On February 20, 2013, the Company completed its previously announced acquisition of all of the shares of Robbins & Myers, Inc., a U.S.-based designer and manufacturer of products and systems for the oil and gas industry. Under the merger agreement for this transaction, R&M shareholders received $60.00 in cash for each common share for an aggregate purchase price of $2,378 million, net of cash acquired.

The Company has included the financial results of R&M in its consolidated financial statements as of the date of acquisition with components of the R&M operations included in the Company’s Rig Technology, Petroleum Services & Supplies and Distribution & Transmission segments. The Company believes the acquisition of R&M will advance its strategic goal of providing a broader selection of products and services to its customers.

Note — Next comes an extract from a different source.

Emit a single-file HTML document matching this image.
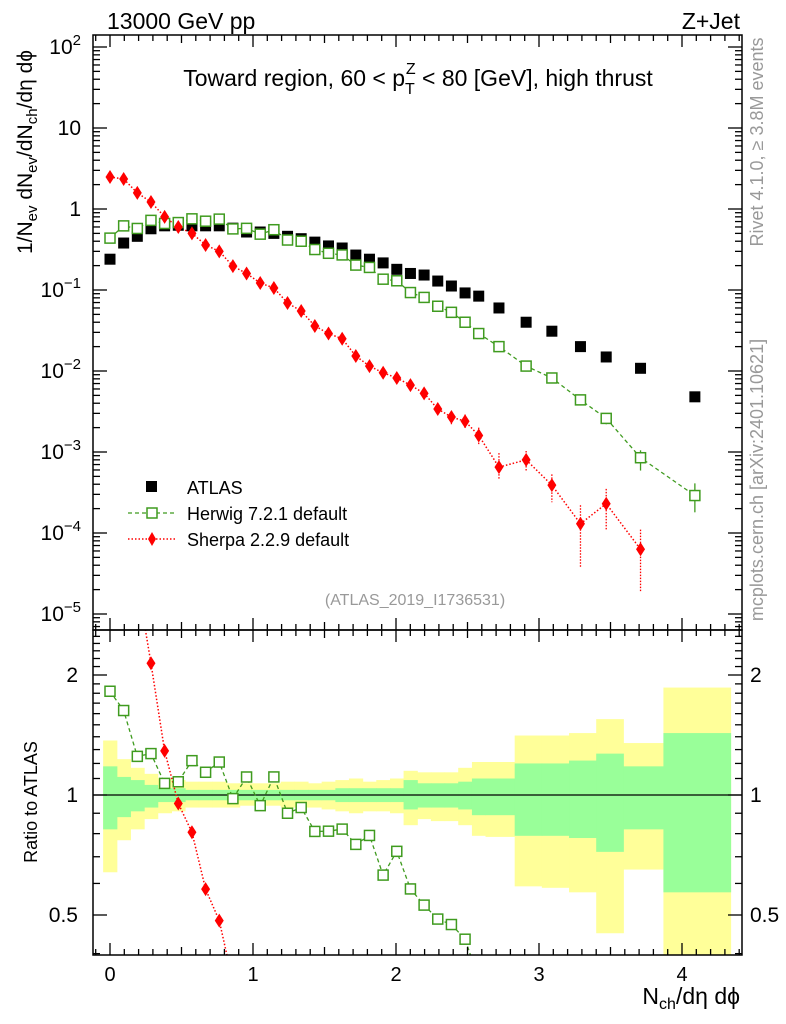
<!DOCTYPE html>
<html style="margin:0;width:786px;height:1024px;overflow:hidden;"><head><meta charset="utf-8"><style>
body{margin:0;background:#fff;overflow:hidden;width:786px;height:1024px;}
svg{display:block;font-family:"Liberation Sans",sans-serif;}
</style></head><body>
<svg id="c" width="786" height="1024" viewBox="0 0 786 1024">
<defs>
<clipPath id="clipMain"><rect x="93" y="35" width="649" height="595"/></clipPath>
<clipPath id="clipRatio"><rect x="93" y="630" width="649" height="325"/></clipPath>
</defs>
<g id="bands" clip-path="url(#clipRatio)"></g>
<g id="marks"></g>
<rect x="93" y="35" width="649" height="595" fill="none" stroke="#000" stroke-width="1.5"/>
<rect x="93" y="630" width="649" height="325" fill="none" stroke="#000" stroke-width="1.5"/>
<g id="ticks"></g>
<text x="107" y="29" font-size="23">13000 GeV pp</text>
<text x="740" y="29" font-size="23" text-anchor="end">Z+Jet</text>
<text x="418" y="86" font-size="23" text-anchor="middle">Toward region, 60 &lt; p<tspan font-size="16" dy="8">T</tspan><tspan font-size="16" dx="-9" dy="-20">Z</tspan><tspan dy="12"> &lt; 80 [GeV], high thrust</tspan></text>
<text x="415" y="605" font-size="16" fill="#999" text-anchor="middle">(ATLAS_2019_I1736531)</text>
<text transform="translate(763,142) rotate(-90)" font-size="18" fill="#999" text-anchor="middle">Rivet 4.1.0, ≥ 3.8M events</text>
<text transform="translate(763,480) rotate(-90)" font-size="18" fill="#999" text-anchor="middle">mcplots.cern.ch [arXiv:2401.10621]</text>
<text transform="translate(32,152) rotate(-90)" font-size="21" text-anchor="middle">1/N<tspan font-size="15" dy="5">ev</tspan><tspan dy="-5"> dN</tspan><tspan font-size="15" dy="5">ev</tspan><tspan dy="-5">/dN</tspan><tspan font-size="15" dy="5">ch</tspan><tspan dy="-5">/dη dϕ</tspan></text>
<text transform="translate(37,802) rotate(-90)" font-size="18" text-anchor="middle">Ratio to ATLAS</text>
<text x="740" y="1004" font-size="23" text-anchor="end">N<tspan font-size="16" dy="5">ch</tspan><tspan dy="-5">/dη dϕ</tspan></text>
<g>
<rect x="146" y="481" width="11" height="11" fill="#000"/>
<text x="187" y="494" font-size="18">ATLAS</text>
<line x1="128" y1="513" x2="176" y2="513" stroke="#3f9b1f" stroke-width="1.3" stroke-dasharray="4,3"/>
<rect x="147" y="508" width="10" height="10" fill="#fff" stroke="#3f9b1f" stroke-width="1.5"/>
<text x="187" y="520" font-size="18">Herwig 7.2.1 default</text>
<line x1="128" y1="539" x2="176" y2="539" stroke="#f00" stroke-width="1.5" stroke-dasharray="1.5,2"/>
<polygon points="152,532 156,539 152,546 148,539" fill="#f00"/>
<text x="187" y="546" font-size="18">Sherpa 2.2.9 default</text>
</g>
</svg>
<script>
const xs = [0,0.0955,0.191,0.2865,0.382,0.4775,0.573,0.6685,0.764,0.8595,0.955,1.0505,1.146,1.2415,1.337,1.4325,1.528,1.6235,1.719,1.8145,1.91,2.0055,2.101,2.1965,2.292,2.3875,2.483,2.5785,2.72,2.91,3.09,3.29,3.47,3.71,4.09];
const atlas = [0.24,0.38,0.46,0.57,0.62,0.63,0.62,0.62,0.62,0.58,0.52,0.52,0.50,0.46,0.43,0.39,0.35,0.33,0.27,0.24,0.216,0.18,0.16,0.153,0.129,0.112,0.092,0.084,0.060,0.040,0.031,0.020,0.0149,0.0108,0.0048];
const herwig = [0.437,0.619,0.575,0.724,0.663,0.680,0.756,0.707,0.750,0.568,0.577,0.489,0.555,0.414,0.400,0.316,0.284,0.271,0.203,0.190,0.136,0.130,0.093,0.081,0.063,0.053,0.040,0.029,0.020,0.0115,0.0082,0.0044,0.0026,0.00085,0.00029];
const sherpa = [2.48,2.35,1.58,1.22,0.80,0.60,0.50,0.36,0.30,0.197,0.16,0.122,0.106,0.069,0.055,0.036,0.029,0.025,0.0153,0.0115,0.0095,0.0082,0.0067,0.0053,0.0034,0.0027,0.0024,0.0016,0.00065,0.00080,0.00039,0.00013,0.00023,0.000063];
const sherpaHi = [null,null,null,null,null,null,null,null,null,null,null,null,null,null,null,null,null,null,null,null,null,null,null,null,0.0040,0.0032,0.0029,0.0020,0.00097,0.00103,0.00053,0.00022,0.00035,0.00011];
const sherpaLo = [null,null,null,null,null,null,null,null,null,null,null,null,null,null,null,null,null,null,null,null,null,null,null,null,0.0029,0.0022,0.0019,0.0012,0.00046,0.00057,0.00024,0.000038,0.00011,0.000019];
const herwigHi = [null,null,null,null,null,null,null,null,null,null,null,null,null,null,null,null,null,null,null,null,null,null,null,null,null,null,null,null,null,null,null,null,0.0030,0.00105,0.00041];
const herwigLo = [null,null,null,null,null,null,null,null,null,null,null,null,null,null,null,null,null,null,null,null,null,null,null,null,null,null,null,null,null,null,null,null,0.0022,0.00059,0.00018];
const binEdges = [-0.048,0.048,0.143,0.239,0.334,0.430,0.525,0.621,0.716,0.812,0.907,1.003,1.098,1.194,1.289,1.385,1.480,1.576,1.671,1.767,1.862,1.958,2.053,2.149,2.244,2.340,2.435,2.531,2.626,2.83,3.02,3.21,3.40,3.59,3.87,4.34];
const yelHi = [1.37,1.23,1.17,1.13,1.10,1.09,1.08,1.08,1.08,1.07,1.07,1.07,1.07,1.08,1.08,1.07,1.08,1.09,1.10,1.08,1.09,1.10,1.15,1.14,1.14,1.14,1.17,1.21,1.21,1.41,1.41,1.43,1.55,1.35,1.86];
const yelLo = [0.64,0.77,0.82,0.87,0.90,0.91,0.93,0.93,0.93,0.93,0.94,0.94,0.94,0.93,0.93,0.93,0.92,0.91,0.90,0.91,0.91,0.90,0.84,0.87,0.86,0.86,0.84,0.79,0.785,0.59,0.585,0.57,0.45,0.65,0.30];
const grnHi = [1.18,1.11,1.09,1.06,1.04,1.04,1.03,1.03,1.03,1.03,1.03,1.03,1.03,1.03,1.03,1.03,1.03,1.04,1.04,1.04,1.04,1.04,1.09,1.07,1.07,1.07,1.08,1.10,1.10,1.20,1.20,1.22,1.27,1.18,1.43];
const grnLo = [0.82,0.88,0.91,0.93,0.96,0.96,0.97,0.97,0.97,0.97,0.97,0.97,0.97,0.97,0.97,0.97,0.97,0.96,0.96,0.96,0.96,0.96,0.92,0.93,0.93,0.93,0.92,0.89,0.89,0.79,0.79,0.78,0.72,0.82,0.57];
const xTickLabels = ["0","1","2","3","4"];
const yTickExps = ["\u22125","\u22124","\u22123","\u22122","\u22121","0","1","2"];
const ratioTickLabels = ["0.5","1","2"];

const NS="http://www.w3.org/2000/svg";
const X = v => 110 + v*143;
const Y = v => 209 - 81*Math.log10(v);
const R = v => 795 - 120*Math.log2(v);
function mk(parent, tag, attrs){const e=document.createElementNS(NS,tag);for(const k in attrs)e.setAttribute(k,attrs[k]);parent.appendChild(e);return e;}
const bands=document.getElementById('bands'), marks=document.getElementById('marks'), ticks=document.getElementById('ticks');

for(let i=0;i<yelHi.length;i++){
  const x0=X(binEdges[i]), x1=X(binEdges[i+1]);
  const y=mk(bands,'rect',{x:x0,y:R(yelHi[i]),width:x1-x0+0.5,height:R(yelLo[i])-R(yelHi[i]),fill:'#ffff99'});
  
  
}
for(let i=0;i<grnHi.length;i++){
  const x0=X(binEdges[i]), x1=X(binEdges[i+1]);
  const g=mk(bands,'rect',{x:x0,y:R(grnHi[i]),width:x1-x0+0.5,height:R(grnLo[i])-R(grnHi[i]),fill:'#99ff99'});
  
  
}
const one=mk(marks,'line',{x1:93,x2:742,y1:R(1),y2:R(1),stroke:'#000','stroke-width':1.3});



const gm=mk(marks,'g',{'clip-path':'url(#clipMain)'});
const gr=mk(marks,'g',{'clip-path':'url(#clipRatio)'});

const hl=mk(gm,'polyline',{points:herwig.map((v,i)=>X(xs[i])+','+Y(v)).join(' '),fill:'none',stroke:'#3f9b1f','stroke-width':1.3,'stroke-dasharray':'4,3'});


const sl=mk(gm,'polyline',{points:sherpa.map((v,i)=>X(xs[i])+','+Y(v)).join(' '),fill:'none',stroke:'#f00','stroke-width':1.5,'stroke-dasharray':'1.5,2'});


for(let i=0;i<sherpa.length;i++){
  if(sherpaHi[i]){const e=mk(gm,'line',{x1:X(xs[i]),x2:X(xs[i]),y1:Y(sherpaHi[i]),y2:Y(sherpaLo[i]),stroke:'#f00','stroke-width':1.3,'stroke-dasharray':'1.5,1.5'});
    
    }
}
for(let i=0;i<herwig.length;i++){
  if(herwigHi[i]){const e=mk(gm,'line',{x1:X(xs[i]),x2:X(xs[i]),y1:Y(herwigHi[i]),y2:Y(herwigLo[i]),stroke:'#3f9b1f','stroke-width':1.3});
    
    }
}
for(let i=0;i<atlas.length;i++){
  const e=mk(gm,'rect',{x:X(xs[i])-5.5,y:Y(atlas[i])-5.5,width:11,height:11,fill:'#000'});
  
  
}
for(let i=0;i<herwig.length;i++){
  const e=mk(gm,'rect',{x:X(xs[i])-5,y:Y(herwig[i])-5,width:10,height:10,fill:'#fff',stroke:'#3f9b1f','stroke-width':1.5});
  
  
}
for(let i=0;i<sherpa.length;i++){
  const x=X(xs[i]),y=Y(sherpa[i]);
  const e=mk(gm,'polygon',{points:`${x},${y-7} ${x+4.5},${y} ${x},${y+7} ${x-4.5},${y}`,fill:'#f00'});
  
  
}
const hr=mk(gr,'polyline',{points:herwig.map((v,i)=>X(xs[i])+','+R(v/atlas[i])).join(' '),fill:'none',stroke:'#3f9b1f','stroke-width':1.3,'stroke-dasharray':'4,3'});


const sr=mk(gr,'polyline',{points:sherpa.map((v,i)=>X(xs[i])+','+R(v/atlas[i])).join(' '),fill:'none',stroke:'#f00','stroke-width':1.5,'stroke-dasharray':'1.5,2'});


for(let i=0;i<herwig.length;i++){
  const e=mk(gr,'rect',{x:X(xs[i])-5,y:R(herwig[i]/atlas[i])-5,width:10,height:10,fill:'#fff',stroke:'#3f9b1f','stroke-width':1.5});
  
  
}
for(let i=0;i<sherpa.length;i++){
  const x=X(xs[i]),y=R(sherpa[i]/atlas[i]);
  const e=mk(gr,'polygon',{points:`${x},${y-7} ${x+4.5},${y} ${x},${y+7} ${x-4.5},${y}`,fill:'#f00'});
  
  
}
function tl(x1,y1,x2,y2){mk(ticks,'line',{x1,y1,x2,y2,stroke:'#000','stroke-width':1.3});}
for(let k=-1;k<=44;k++){
  const v=k/10,x=X(v); if(x<94||x>741)continue;
  const L=(k%10===0)?12:(k%5===0?8:6);
  tl(x,630,x,630-L);tl(x,35,x,35+L);tl(x,955,x,955-L);tl(x,630,x,630+L);
}
xTickLabels.forEach(s=>{const t=mk(ticks,'text',{x:X(+s),y:981,'font-size':20,'text-anchor':'middle'});t.textContent=s;
  
  });
for(let d=-6;d<=2;d++){
  for(let m=1;m<10;m++){const v=m*Math.pow(10,d),y=Y(v);if(y<36||y>629)continue;
    const L=m===1?14:7; tl(93,y,93+L,y);tl(742,y,742-L,y);}
}
yTickExps.forEach((s,i)=>{
  const y=Y(Math.pow(10,i-5))+7;
  const t=mk(ticks,'text',{x:81,y:y,'font-size':21,'text-anchor':'end'});
  
  
  if(s==="0"){t.textContent="1";}
  else if(s==="1"){t.textContent="10";}
  else{t.textContent="10";const sp=mk(t,'tspan',{'font-size':15,dy:-9});sp.textContent=s;}
});
const rminor=[0.4,0.5,0.6,0.7,0.8,0.9,1,1.1,1.2,1.3,1.4,1.5,1.6,1.7,1.8,1.9,2,2.1,2.2,2.3,2.4,2.5];
rminor.forEach(v=>{const y=R(v);const L=(v===0.5||v===1||v===2)?14:7;tl(93,y,93+L,y);tl(742,y,742-L,y);});
ratioTickLabels.forEach(s=>{
  const t=mk(ticks,'text',{x:78,y:R(+s)+7,'font-size':21,'text-anchor':'end'});t.textContent=s;
  
  
  const t2=mk(ticks,'text',{x:750,y:R(+s)+7,'font-size':21});t2.textContent=s;
  
  
});
</script>
</body></html>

The following table displays the total preliminary purchase price allocation for the R&M acquisition. The R&M purchase price allocation remains preliminary until the valuation is complete. The table summarizes the estimated fair values of the assets acquired and liabilities assumed at the date of acquisition. (in millions):

 

Current assets, net of cash acquired

   $ 428   

Property, plant and equipment

     246   

Intangible assets

     916   

Goodwill

     1,554   

Other assets

     47   
  

 

 

 

Total assets acquired

     3,191   
  

 

 

 

Current liabilities

     188   

Deferred taxes

     505   

Other liabilities

     120   
  

 

 

 

Total liabilities

     813   
  

 

 

 

Cash consideration, net of cash acquired

   $ 2,378   
  

 

 

 

The Company has preliminarily allocated $916 million to identifiable intangible assets (19 year weighted-average life). The intangible assets are expected to be amortizable and are comprised of: $635 million of customer relationships (18 year weighted-average life), $170 million of patents (20 year weighted-average life), $86 million of trademarks (20 year weighted-average life), and $25 million of other intangible assets (15 year weighted-average life). The amount allocated to goodwill represents the excess of the purchase price over the fair value of the net assets acquired. Goodwill resulting from the R&M acquisition is not expected to be deductible for tax purposes. Pro forma information is not included because the results of the acquired operations would not have materially impacted the Company’s consolidated operating results.